Perhaps the Shaod existed pre-Elantris, but all it did was bestow a strong enough connection to Devotion to use AonDor. It might not have even been recognized as its own "thing" at the time, with people believing that some people just manifested talent in the use of the Dor while others did not.

A similar phenomenon might even continue to exist outside Arelon and Teod: the ability to use the Dor in other ways might be controlled and bestowed by Shaod-like things that just haven't had an Elantris-like amplifier built for them yet.

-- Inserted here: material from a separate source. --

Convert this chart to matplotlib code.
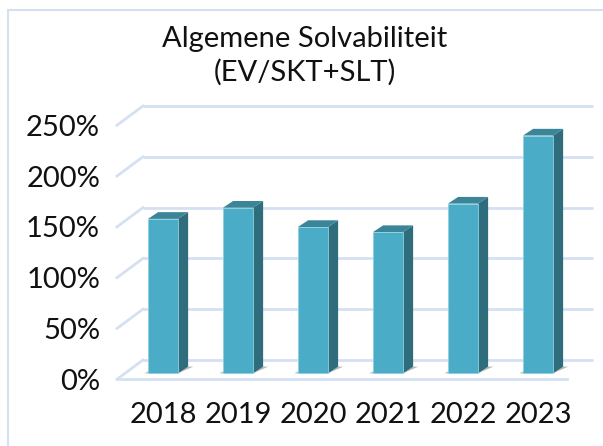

Thats what I was thinking yeah. after all there is other magic on Sel. Elantris is the only group of magic users that transform. It could be that the transformation was something they made to make their Aeons more powerful. They made the city as an amplifier to the existing magic that they had and to create the Shaod.

Posted

Thats what I was thinking yeah. after all there is other magic on Sel. Elantris is the only group of magic users that transform. It could be that the transformation was something they made to make their Aeons more powerful. They made the city as an amplifier to the existing magic that they had and to create the Shaod.

The Dhakor transform as well, I should point out although whether that's really the same or not is debatable since it's a voluntary and active process unlike Elantris.

Posted

The Dhakor transform as well, I should point out although whether that's really the same or not is debatable since it's a voluntary and active process unlike Elantris.

This could also be explained if Dhakor is of Dominion, rather than of Devotion. If it's tied to a different Shard, then it would probably play by different rules.

Posted

Well then we don't know what Shard the other magic systems are tied to either, so saying that they don't transform doesn't really indicate anything, although Forging could also transform you, although it doesn't require it I guess.

  • 3 weeks later...
Posted

I wonder if the splintering of the Shards actually mixed them, to the point that all magic systems draw on both to a degree now. Idle speculation with no real evidence.